Monday, March 14, 2011

Thing 328 Don't Speak For a Day

If you know me, then you're aware that me not talking for a whole day is about as likely as a genuine apology from a politician. If you don't know me then you may have already guessed from the excessively wordy blogs that I'm a mouthy, gabby asshole. I never know if I'm repeating myself or not, but in case I'm not, I'm going to tell this story over again. When I was about eleven months old I was talking. Not just one or two words, I was having actual conversations. Dad tells me that people followed him and mam around the shopping centre on grocery day, watching the tiny child talking to whoever would listen.

The problem, as my da pointed out in his toast on my 21st birthday, was that they couldn't shut me up. Nice one da. I lack the switch in my head that certain people have which allows them to stop their tongue from moving when they want to. I just keep talking...

I tried this thing twice before. Two fails and both inside of an hour or two of starting.
So I resorted to writing on my hand as a means of communication. Writing on anything really. It hurt my face not to be able to talk. Aside from anything else, it was ignorant as hell. The Barista thought I was drunk. Normally when I walk into Arabica, he says "hello Dan", and I typically (and probably too loud for the volume in the room) shout out "Hello". This time I walked in and he said hello, I just smiled and nodded. Apparently that's what he thinks I look like when drunk. So I felt rude. I wanted to make sure that if I did this Thing, I wouldn't just hide around the house. I'd get out and not talk. I had to scribble my coffee orders on beermats in O'Connell's at The Old Quarter. I think the staff there must have thought I was insane. They're not far wrong, to be fair to them.

The Canuck, like clockwork, of course, started baiting me. Politicians deserve more money, he told me. They don't get enough in pension payments. One of them definitely did not commit perjury. What a dick. I was seconds away from punching him, let alone just talking. To be honest I expected it. My friends are antagonistic from time to time. The Canuck more than most. Much love to the man.

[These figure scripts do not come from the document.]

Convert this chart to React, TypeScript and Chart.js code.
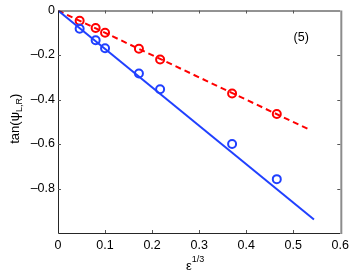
import React, { useEffect, useRef } from "react";
import { Chart, registerables } from "chart.js";

Chart.register(...registerables);

const epsX = [0.046, 0.08, 0.1, 0.172, 0.217, 0.37, 0.465];
const redVals = [-0.046, -0.079, -0.1, -0.172, -0.22, -0.373, -0.465];
const blueVals = [-0.082, -0.134, -0.17, -0.283, -0.354, -0.6, -0.758];
const blueFitX = [0, 0.544];
const blueFitY = [0, -0.939];
const redFitX = [0, 0.535];
const redFitY = [0, -0.536];
const xTicks = [0, 0.1, 0.2, 0.3, 0.4, 0.5, 0.6];
const yTicks = [0, -0.2, -0.4, -0.6, -0.8, -1];
const annotation = { x: 0.517, y: -0.118, text: "(5)" };

const BLUE = "#2040ff";
const RED = "#ff0000";
const FONT = "'Liberation Sans', Arial, sans-serif";

const boxPlugin = {
  id: "matlabBox",
  afterDraw(chart: any) {
    const { ctx, chartArea: a, scales } = chart;
    const xs = scales.x;
    const ys = scales.y;
    ctx.save();
    ctx.lineWidth = 1;
    ctx.strokeStyle = "#262626";
    ctx.beginPath();
    ctx.moveTo(a.left + 0.5, a.top + 0.5);
    ctx.lineTo(a.left + 0.5, a.bottom + 0.5);
    ctx.lineTo(a.right, a.bottom + 0.5);
    ctx.moveTo(a.left, a.top + 0.5);
    ctx.lineTo(a.right, a.top + 0.5);
    ctx.stroke();
    ctx.strokeStyle = "#8c8c8c";
    ctx.lineWidth = 2;
    ctx.beginPath();
    ctx.moveTo(a.right + 1, a.top);
    ctx.lineTo(a.right + 1, a.bottom + 1);
    ctx.stroke();
    ctx.lineWidth = 1;
    ctx.strokeStyle = "#555";
    ctx.beginPath();
    for (const v of xTicks) {
      if (v === 0 || v === 0.6) continue;
      const px = Math.round(xs.getPixelForValue(v)) + 0.5;
      ctx.moveTo(px, a.bottom);
      ctx.lineTo(px, a.bottom - 3);
      ctx.moveTo(px, a.top);
      ctx.lineTo(px, a.top + 3);
    }
    for (const v of yTicks) {
      if (v === 0 || v === -1) continue;
      const py = Math.round(ys.getPixelForValue(v)) + 0.5;
      ctx.moveTo(a.left, py);
      ctx.lineTo(a.left + 3, py);
      ctx.moveTo(a.right, py);
      ctx.lineTo(a.right - 3, py);
    }
    ctx.stroke();

    ctx.fillStyle = "#000";
    ctx.textBaseline = "alphabetic";
    ctx.font = `12.5px ${FONT}`;
    ctx.textAlign = "center";
    ctx.fillText(annotation.text, xs.getPixelForValue(annotation.x), ys.getPixelForValue(annotation.y) + 4);

    // x title: ε^{1/3}
    const xc = xs.getPixelForValue(0.3);
    ctx.textAlign = "left";
    ctx.font = `13px ${FONT}`;
    const epsW = ctx.measureText("ε").width;
    ctx.font = `9px ${FONT}`;
    const supW = ctx.measureText("1/3").width;
    const startX = xc - (epsW + supW) / 2 - 4;
    ctx.font = `13px ${FONT}`;
    ctx.fillText("ε", startX, 270);
    ctx.font = `9px ${FONT}`;
    ctx.fillText("1/3", startX + epsW, 262);

    // y title: tan(ψ_{L,R})
    ctx.save();
    ctx.translate(19, (a.top + a.bottom) / 2 - 3);
    ctx.rotate(-Math.PI / 2);
    ctx.font = `13px ${FONT}`;
    const w1 = ctx.measureText("tan(ψ").width;
    const w3 = ctx.measureText(")").width;
    ctx.font = `9px ${FONT}`;
    const w2 = ctx.measureText("L,R").width;
    let sx = -(w1 + w2 + w3) / 2;
    ctx.font = `13px ${FONT}`;
    ctx.fillText("tan(ψ", sx, 0);
    sx += w1;
    ctx.font = `9px ${FONT}`;
    ctx.fillText("L,R", sx, 3);
    sx += w2;
    ctx.font = `13px ${FONT}`;
    ctx.fillText(")", sx, 0);
    ctx.restore();
    ctx.restore();
  },
};

const bgPlugin = {
  id: "whiteBg",
  beforeDraw(chart: any) {
    const { ctx, width, height } = chart;
    ctx.save();
    ctx.fillStyle = "#fff";
    ctx.fillRect(0, 0, width, height);
    ctx.restore();
  },
};

function fmt(v: number) {
  if (v === -1) return "";
  if (v === 0) return "0";
  const s = Math.abs(v).toFixed(1);
  return v < 0 ? "\u2013" + s : s;
}

export default function App() {
  const ref = useRef<HTMLCanvasElement | null>(null);
  useEffect(() => {
    document.body.style.margin = "0";
    const ctx = ref.current!.getContext("2d")!;
    const chart = new Chart(ctx, {
      type: "scatter",
      data: {
        datasets: [
          {
            data: blueFitX.map((x, i) => ({ x, y: blueFitY[i] })),
            showLine: true,
            borderColor: BLUE,
            borderWidth: 2,
            pointRadius: 0,
          },
          {
            data: redFitX.map((x, i) => ({ x, y: redFitY[i] })),
            showLine: true,
            borderColor: RED,
            borderWidth: 2,
            borderDash: [6, 4],
            pointRadius: 0,
          },
          {
            data: epsX.map((x, i) => ({ x, y: blueVals[i] })),
            pointRadius: 4,
            pointBorderWidth: 2,
            pointBorderColor: BLUE,
            pointBackgroundColor: "rgba(0,0,0,0)",
          },
          {
            data: epsX.map((x, i) => ({ x, y: redVals[i] })),
            pointRadius: 4,
            pointBorderWidth: 2,
            pointBorderColor: RED,
            pointBackgroundColor: "rgba(0,0,0,0)",
          },
        ],
      } as any,
      options: {
        animation: false,
        responsive: false,
        maintainAspectRatio: false,
        layout: { padding: { left: 0, right: 12, top: 10, bottom: 0 } },
        plugins: { legend: { display: false }, tooltip: { enabled: false } },
        scales: {
          x: {
            type: "linear",
            min: 0,
            max: 0.6,
            afterBuildTicks: (s: any) => {
              s.ticks = xTicks.map((v) => ({ value: v }));
            },
            afterFit: (s: any) => {
              s.height = 40;
            },
            grid: { display: false, drawTicks: false },
            border: { display: false },
            ticks: {
              padding: 5,
              color: "#000",
              font: { size: 12.5, family: FONT },
              callback: (v: any) => (v === 0 ? "0" : Number(v).toFixed(1)),
              maxRotation: 0,
            },
          },
          y: {
            type: "linear",
            min: -1,
            max: 0,
            afterBuildTicks: (s: any) => {
              s.ticks = yTicks.map((v) => ({ value: v }));
            },
            afterFit: (s: any) => {
              s.width = 58;
            },
            grid: { display: false, drawTicks: false },
            border: { display: false },
            ticks: {
              padding: 3,
              color: "#000",
              font: { size: 12.5, family: FONT },
              callback: (v: any) => fmt(Number(v)),
            },
          },
        },
      } as any,
      plugins: [bgPlugin, boxPlugin],
    });
    return () => chart.destroy();
  }, []);
  return (
    <div style={{ position: "absolute", left: 0, top: 0, width: 354, height: 273 }}>
      <canvas ref={ref} width={354} height={273} style={{ width: 354, height: 273 }} />
    </div>
  );
}
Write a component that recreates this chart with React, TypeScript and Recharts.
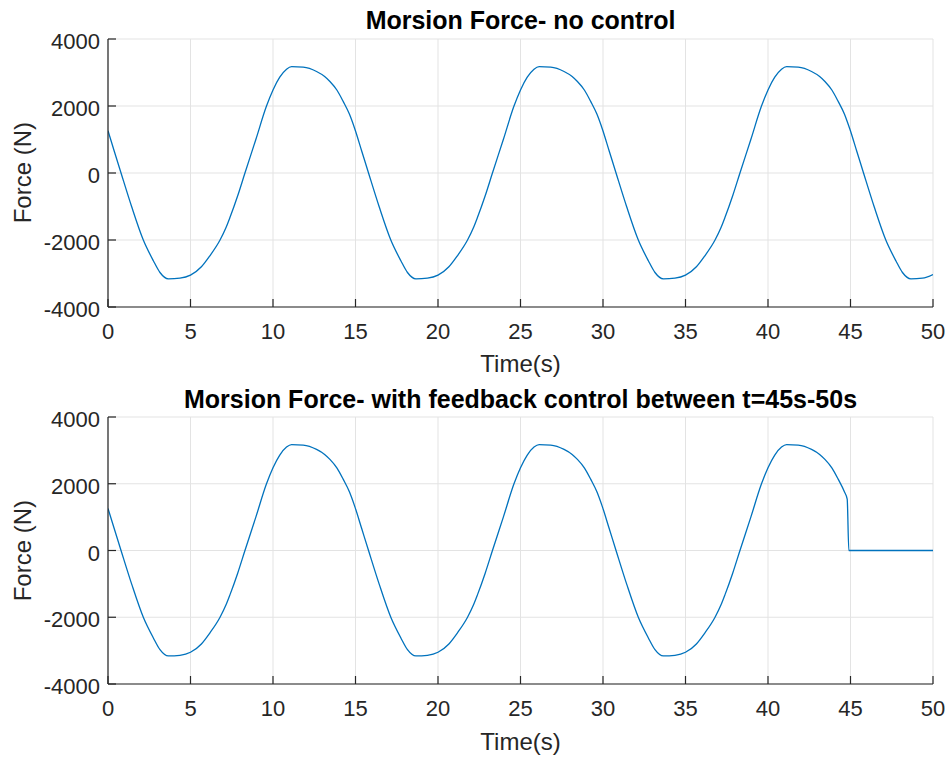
import React from 'react';
import { LineChart, Line, XAxis, YAxis, CartesianGrid } from 'recharts';

// ---- data ----
const timeTop = [
  0, 0.38, 0.79, 1.43, 2.14, 2.75, 3.15, 3.66,
  4.36, 5.0, 5.66, 6.16, 6.79, 7.16, 7.39, 7.86, 8.3, 8.96, 9.6, 10.0, 10.41, 10.82, 11.13,
  11.83, 12.64, 13.13, 13.45, 13.88, 14.26, 14.63, 14.97, 15.38, 15.79, 16.43, 17.14, 17.75, 18.15, 18.66,
  19.36, 20.0, 20.66, 21.16, 21.79, 22.16, 22.39, 22.86, 23.3, 23.96, 24.6, 25.0, 25.41, 25.82, 26.13,
  26.83, 27.64, 28.13, 28.45, 28.88, 29.26, 29.63, 29.97, 30.38, 30.79, 31.43, 32.14, 32.75, 33.15, 33.66,
  34.36, 35.0, 35.66, 36.16, 36.79, 37.16, 37.39, 37.86, 38.3, 38.96, 39.6, 40.0, 40.41, 40.82, 41.13,
  41.83, 42.64, 43.13, 43.45, 43.88, 44.26, 44.63, 44.8, 44.97, 45.38, 45.79, 46.43, 47.14, 47.75, 48.15, 48.66,
  49.36, 50.0,
];
const forceTop = [
  1260, 650, 0, -1000, -2000, -2620, -2970, -3160,
  -3140, -3050, -2800, -2480, -2000, -1620, -1330, -680, 0, 1000, 1990, 2480, 2860, 3100, 3175,
  3160, 3030, 2880, 2730, 2470, 2130, 1760, 1300, 650, 0, -1000, -2000, -2620, -2970, -3160,
  -3140, -3050, -2800, -2480, -2000, -1620, -1330, -680, 0, 1000, 1990, 2480, 2860, 3100, 3175,
  3160, 3030, 2880, 2730, 2470, 2130, 1760, 1300, 650, 0, -1000, -2000, -2620, -2970, -3160,
  -3140, -3050, -2800, -2480, -2000, -1620, -1330, -680, 0, 1000, 1990, 2480, 2860, 3100, 3175,
  3160, 3030, 2880, 2730, 2470, 2130, 1760, 1540, 1300, 650, 0, -1000, -2000, -2620, -2970, -3160,
  -3140, -3030,
];
const timeBottom = [
  0, 0.38, 0.79, 1.43, 2.14, 2.75, 3.15, 3.66,
  4.36, 5.0, 5.66, 6.16, 6.79, 7.16, 7.39, 7.86, 8.3, 8.96, 9.6, 10.0, 10.41, 10.82, 11.13,
  11.83, 12.64, 13.13, 13.45, 13.88, 14.26, 14.63, 14.97, 15.38, 15.79, 16.43, 17.14, 17.75, 18.15, 18.66,
  19.36, 20.0, 20.66, 21.16, 21.79, 22.16, 22.39, 22.86, 23.3, 23.96, 24.6, 25.0, 25.41, 25.82, 26.13,
  26.83, 27.64, 28.13, 28.45, 28.88, 29.26, 29.63, 29.97, 30.38, 30.79, 31.43, 32.14, 32.75, 33.15, 33.66,
  34.36, 35.0, 35.66, 36.16, 36.79, 37.16, 37.39, 37.86, 38.3, 38.96, 39.6, 40.0, 40.41, 40.82, 41.13,
  41.83, 42.64, 43.13, 43.45, 43.88, 44.26, 44.63, 44.8, 44.9, 50.0,
];
const forceBottom = [
  1260, 650, 0, -1000, -2000, -2620, -2970, -3160,
  -3140, -3050, -2800, -2480, -2000, -1620, -1330, -680, 0, 1000, 1990, 2480, 2860, 3100, 3175,
  3160, 3030, 2880, 2730, 2470, 2130, 1760, 1300, 650, 0, -1000, -2000, -2620, -2970, -3160,
  -3140, -3050, -2800, -2480, -2000, -1620, -1330, -680, 0, 1000, 1990, 2480, 2860, 3100, 3175,
  3160, 3030, 2880, 2730, 2470, 2130, 1760, 1300, 650, 0, -1000, -2000, -2620, -2970, -3160,
  -3140, -3050, -2800, -2480, -2000, -1620, -1330, -680, 0, 1000, 1990, 2480, 2860, 3100, 3175,
  3160, 3030, 2880, 2730, 2470, 2130, 1760, 1540, 0, 0,
];
const xTicks = [0, 5, 10, 15, 20, 25, 30, 35, 40, 45, 50];
const yTicks = [-4000, -2000, 0, 2000, 4000];
const titles = [
  'Morsion Force- no control',
  'Morsion Force- with feedback control between t=45s-50s',
];
const xLabel = 'Time(s)';
const yLabel = 'Force (N)';

// ---- styles ----
const FONT = '"Liberation Sans", Arial, Helvetica, sans-serif';
const AXIS = '#262626';
const GRID = '#e3e3e3';
const LINE = '#0072BD';
const TICK_FS = 22;
const TICK_LEN = 8;

const toRows = (t: number[], f: number[]) => t.map((v, i) => ({ t: v, f: f[i] }));

const BottomTick = (p: any) => (
  <g>
    <line x1={p.x} x2={p.x} y1={p.y} y2={p.y - TICK_LEN} stroke={AXIS} strokeWidth={1.2} />
    <text x={p.x} y={p.y + 32} textAnchor="middle" fontSize={TICK_FS} fontFamily={FONT} fill={AXIS}>
      {p.payload.value}
    </text>
  </g>
);
const TopTick = (p: any) => (
  <line x1={p.x} x2={p.x} y1={p.y} y2={p.y + TICK_LEN} stroke={AXIS} strokeWidth={1.2} />
);
const LeftTick = (p: any) => (
  <g>
    <line x1={p.x} x2={p.x + TICK_LEN} y1={p.y} y2={p.y} stroke={AXIS} strokeWidth={1.2} />
    <text x={p.x - 8} y={p.y + 10} textAnchor="end" fontSize={TICK_FS} fontFamily={FONT} fill={AXIS}>
      {p.payload.value}
    </text>
  </g>
);
const RightTick = (p: any) => (
  <line x1={p.x} x2={p.x - TICK_LEN} y1={p.y} y2={p.y} stroke={AXIS} strokeWidth={1.2} />
);

function Panel(props: { rows: any[]; marginTop: number; xAxisH: number }) {
  const { rows, marginTop, xAxisH } = props;
  return (
    <LineChart width={948} height={379} data={rows}
      margin={{ top: marginTop, right: 15, bottom: 0, left: 0 }}>
      <CartesianGrid stroke={GRID} strokeWidth={1} />
      <XAxis dataKey="t" type="number" domain={[0, 50]} ticks={xTicks} interval={0}
        height={xAxisH} tickSize={0} tickMargin={0} tickLine={false}
        axisLine={{ stroke: AXIS, strokeWidth: 1.2 }} tick={<BottomTick />} allowDataOverflow />
      <XAxis xAxisId="top" orientation="top" dataKey="t" type="number" domain={[0, 50]}
        ticks={xTicks} interval={0} height={0} tickSize={0} tickMargin={0} tickLine={false}
        axisLine={{ stroke: AXIS, strokeWidth: 1.2 }} tick={<TopTick />} allowDataOverflow />
      <YAxis type="number" domain={[-4000, 4000]} ticks={yTicks} interval={0} width={108}
        tickSize={0} tickMargin={0} tickLine={false}
        axisLine={{ stroke: AXIS, strokeWidth: 1.2 }} tick={<LeftTick />} allowDataOverflow />
      <YAxis yAxisId="right" orientation="right" type="number" domain={[-4000, 4000]}
        ticks={yTicks} interval={0} width={0} tickSize={0} tickMargin={0} tickLine={false}
        axisLine={{ stroke: AXIS, strokeWidth: 1.2 }} tick={<RightTick />} allowDataOverflow />
      <Line dataKey="f" type="monotone" stroke={LINE} strokeWidth={1.3} dot={false}
        activeDot={false} isAnimationActive={false} />
    </LineChart>
  );
}

export default function App() {
  const cx = 520.5;
  return (
    <div style={{ position: 'absolute', left: 0, top: 0, width: 948, height: 758, background: '#fff' }}>
      <div style={{ position: 'absolute', left: 0, top: 0 }}>
        <Panel rows={toRows(timeTop, forceTop)} marginTop={39} xAxisH={72} />
      </div>
      <div style={{ position: 'absolute', left: 0, top: 379 }}>
        <Panel rows={toRows(timeBottom, forceBottom)} marginTop={38} xAxisH={74} />
      </div>
      <svg width={948} height={758} style={{ position: 'absolute', left: 0, top: 0, pointerEvents: 'none' }}>
        <text x={cx} y={29} textAnchor="middle" fontSize={25} fontWeight="bold" fontFamily={FONT} fill="#000">{titles[0]}</text>
        <text x={cx} y={407.5} textAnchor="middle" fontSize={25} fontWeight="bold" fontFamily={FONT} fill="#000">{titles[1]}</text>
        <text x={cx} y={371.5} textAnchor="middle" fontSize={24} fontFamily={FONT} fill={AXIS}>{xLabel}</text>
        <text x={cx} y={750} textAnchor="middle" fontSize={24} fontFamily={FONT} fill={AXIS}>{xLabel}</text>
        <text x={31} y={172.7} transform="rotate(-90 31 172.7)" textAnchor="middle" fontSize={24} fontFamily={FONT} fill={AXIS}>{yLabel}</text>
        <text x={31} y={550.7} transform="rotate(-90 31 550.7)" textAnchor="middle" fontSize={24} fontFamily={FONT} fill={AXIS}>{yLabel}</text>
      </svg>
    </div>
  );
}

So in the spirit of testing the limits of my no-speaking tolerance, the entire Sluggery crew got together and signed up for a table quiz. Imagine me, of all people, at a table quiz, where I can't open my mouth. Just answer questions with my pen and be quiet. It wasn't easy, but at this point I'd gone about nine and a half hours. Not one word spoken.

Table quiz rolls on, as table quizzes are wont to do, but I'm still not talking. We're not winning, we're in second or third, but all the time we were catching the front runners. Someone mentions someone at another table using their phone to check answers... danger... danger... I can feel it coming. Nothing said though.

Final round. We're about ten points behind the winning team, but there's ten points per question in this round. And, to add insult to injury, there's a question about airlines... no one else is going to know the answer except me and Token Northy. That's when Pony Boy lets a roar out: "Stop using google..."


The words were out of my mouth before I knew what was happening. The worst part is that there were plenty of tables of people who knew me who all made that loud "oooooooooooooooh" noise, when they realised that I ruined it.

A whole day, no talking, nothing said, when I wanted to. Absolutely nothing uttered out of my mouth, and then I had to go roaring "Who's Googling". That's not even a real sentence. That's when the row starts. Because some people are claiming that since it's after midnight I've technically done it. Token Northy insists that the time was 23:59. One minute in the difference.

Not that it matters, the row was pointless. Thing doesn't end until I go to bed. So I'd failed. The lads said that the attempt itself counts as a new Thing. Token Northy and Pony Boy tell me that I should do something else that's new to make up for my failure.

So they pour me a glass of fishtank water. And I drink it.

For the millionth time: Stupid Project.


  1. Why don't you try to speak Irish for a day? Seachtain na Gaeilge and all that....or Irish for St. Patricks day?!

  2. Bwaaa-ha-ha-haaa!!! Ba bhreá liom sin a fheiceáil! Shil tu go raibh ciunas deachrach,  rachaidh tú dásachtach ag éirigh caint i ngaeilge an lá ar fad! Cinnte go fiú do chuid Béarla crap...

  3. This post got a lot more 'aaaahs' from me that the Godfather one.

    I think they should have let you away with it. You tried really hard and like you said, it's not even a sentence!

  4. I love your face in that last pic - Quality fail Dan!!